We had well-known lawyers from the beginning who deferred payment until we raised. The problem was that we delegated all legal to my business partner. When we traded the written equity split, he didn't disclose that he held (estimated) >80x more shares than what was listed next to his name.
It happened because it all seemed legit -- we were both going all-in, we had the exact share split in writing, did reverse vesting, received founders stock, etc. I even noticed that the shares seemed to exceed the total, and my business partner sent minor corrections, explicitly affirming I had the most shares of anyone. You have to trust your business partner at some point.
Legally speaking, my business partner secretly created a small equity pool for all co-founders excluding himself. There was no reason to believe we were in a pool, since co-founders split the entire pot.
This caused the percentages to seem about as expected. To the best of my knowledge, there were only two tells in the written contract:
1. The total shares were listed as ~1M, which at the time sounded perfectly logical. Unbeknownst to me, this was only the shares in the pool. I now know that startups often first allocate 10M shares, apparently for psychological reasons.
2. The vesting documents were titled an "equity incentive plan". At the time, this made perfect sense to me; the entire reason for us all reverse vesting is to provide incentive to stay. However, I now know this specific phrase often indicates an equity pool.
I recommend all founders speak with the lawyers jointly, instead of delegating it to the CEO. Ideally, also pass the contract by a startup-savvy lawyer. (In our case, one of our co-founders showed a CPA who said everything looked normal.) I recommend not signing until the exact cap table with zero errors is jointly signed. (As I mentioned above, I pointed out a mistake to my business partner then signed after he replied I had the most equity.) I also recommend contacting your business partner's references if you haven't worked together, especially since they will be providing those to VCs later.
Every communication referenced was in writing. The equity was only one of many very unsavory things that happened, and I eventually had to hire a lawyer. He suggested we sue and took the case on contingency, but by that time the company had minimal assets.

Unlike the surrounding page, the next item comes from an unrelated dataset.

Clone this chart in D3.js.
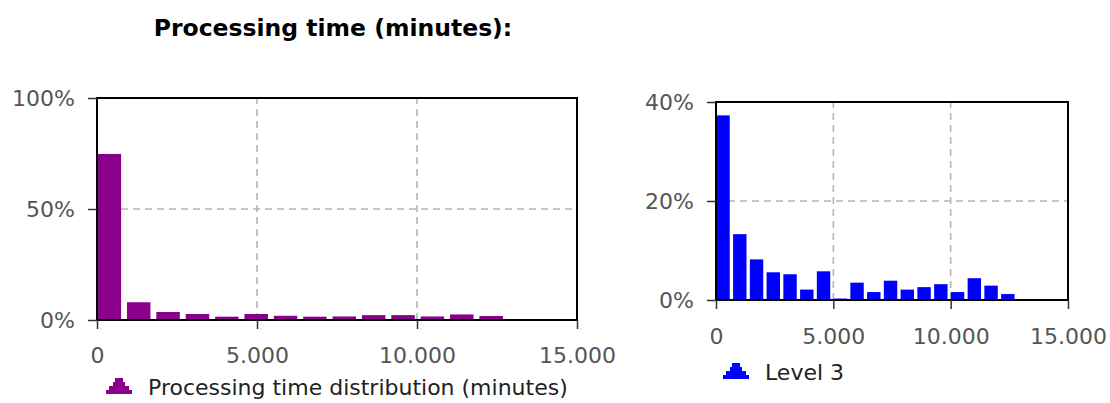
<!DOCTYPE html>
<html><head><meta charset="utf-8">
<script src="https://cdn.jsdelivr.net/npm/d3@7"></script>
<style>
html,body{margin:0;padding:0;background:#fff;}
svg{display:block;}
.tick text{font-family:"DejaVu Sans",sans-serif;font-size:22px;fill:#555;}
</style></head>
<body>
<svg id="c" width="1110" height="403"></svg>
<script>
const title = "Processing time (minutes):";
const leftLegend = "Processing time distribution (minutes)";
const rightLegend = "Level 3";
const xTicks = [0, 5000, 10000, 15000];
const leftYTicks = [0, 0.5, 1];
const rightYTicks = [0, 0.2, 0.4];
const histMax = 12850;
// left histogram: 14 bins
const leftValues = [0.748, 0.080, 0.036, 0.027, 0.015, 0.027, 0.019, 0.015, 0.016, 0.022, 0.022, 0.016, 0.025, 0.018];
// right histogram: 18 bins
const rightValues = [0.373, 0.133, 0.082, 0.056, 0.052, 0.021, 0.058, 0.003, 0.035, 0.016, 0.039, 0.021, 0.026, 0.032, 0.016, 0.044, 0.029, 0.012];

const svg = d3.select("#c");
const fmtX = d => d === 0 ? "0" : d3.format(",")(d).replace(/,/g, ".");
const fmtY = d => Math.round(d * 100) + "%";

svg.append("text").attr("x", 333).attr("y", 36).attr("text-anchor", "middle")
  .attr("font-family", "DejaVu Sans, sans-serif").attr("font-weight", "bold")
  .attr("font-size", 23.5).attr("fill", "#000").text(title);

function chart(cfg) {
  const g = svg.append("g");
  const x = d3.scaleLinear().domain([0, 15000]).range([cfg.x0, cfg.x1]);
  const y = d3.scaleLinear().domain([0, cfg.yMax]).range([cfg.y0, cfg.y1]);
  // grid
  g.selectAll(".gx").data(xTicks.slice(1, -1)).join("line")
    .attr("x1", d => x(d)).attr("x2", d => x(d)).attr("y1", cfg.y0).attr("y2", cfg.y1)
    .attr("stroke", "#b4b4b4").attr("stroke-width", 1.6).attr("stroke-dasharray", "7,5");
  g.selectAll(".gy").data(cfg.yTicks.slice(1, -1)).join("line")
    .attr("x1", cfg.x0).attr("x2", cfg.x1).attr("y1", d => y(d)).attr("y2", d => y(d))
    .attr("stroke", "#b4b4b4").attr("stroke-width", 1.6).attr("stroke-dasharray", "7,5");
  // bars
  const bw = histMax / cfg.values.length;
  g.selectAll(".bar").data(cfg.values).join("rect")
    .attr("x", (d, i) => x(i * bw + bw * 0.02))
    .attr("width", x(bw * 0.80) - x(0))
    .attr("y", d => y(d)).attr("height", d => y(0) - y(d))
    .attr("fill", cfg.color);
  // frame
  g.append("rect").attr("x", cfg.x0).attr("y", cfg.y1).attr("width", cfg.x1 - cfg.x0)
    .attr("height", cfg.y0 - cfg.y1).attr("fill", "none").attr("stroke", "#000").attr("stroke-width", 2);
  // axes
  const ax = g.append("g").attr("transform", `translate(0,${cfg.y0})`)
    .call(d3.axisBottom(x).tickValues(xTicks).tickFormat(fmtX).tickSize(9).tickPadding(cfg.xPad));
  const ay = g.append("g").attr("transform", `translate(${cfg.x0},0)`)
    .call(d3.axisLeft(y).tickValues(cfg.yTicks).tickFormat(fmtY).tickSize(9).tickPadding(13));
  [ax, ay].forEach(a => {
    a.select(".domain").remove();
    a.selectAll(".tick line").attr("stroke", "#333").attr("stroke-width", 1.5);
  });
  // legend icon: stepped pyramid
  const lx = cfg.legX, ly = cfg.legY;
  const pts = [[0,0],[26,0],[26,-4],[23,-4],[23,-8],[19,-8],[19,-12],[17,-12],[17,-16],[9,-16],[9,-12],[7,-12],[7,-8],[3,-8],[3,-4],[0,-4]];
  g.append("path").attr("d", d3.line()(pts.map(p => [lx + p[0], ly + p[1]])) + "Z").attr("fill", cfg.color);
  g.append("text").attr("x", lx + 42).attr("y", ly + 1).attr("font-family", "DejaVu Sans, sans-serif")
    .attr("font-size", 22).attr("fill", "#222").text(cfg.legend);
}

chart({x0: 97, x1: 577, y0: 320, y1: 98, yMax: 1, yTicks: leftYTicks, values: leftValues,
  color: "#8b008b", xPad: 18, legX: 106, legY: 394, legend: leftLegend});
chart({x0: 716, x1: 1068, y0: 300, y1: 102, yMax: 0.4, yTicks: rightYTicks, values: rightValues,
  color: "#0000ff", xPad: 19, legX: 723, legY: 379, legend: rightLegend});
</script>
</body></html>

The short answer is always, always have your own lawyer review these things.
The lawyer preparing the corporate documents is the corporation’s lawyer. That person cannot also be your lawyer. Every founder should have their own lawyer review and advise them on the paperwork.
Amazing people think that’ll work. Might be OK if the person doing that is the majority of the drive behind the business. But if not of course it will collapse.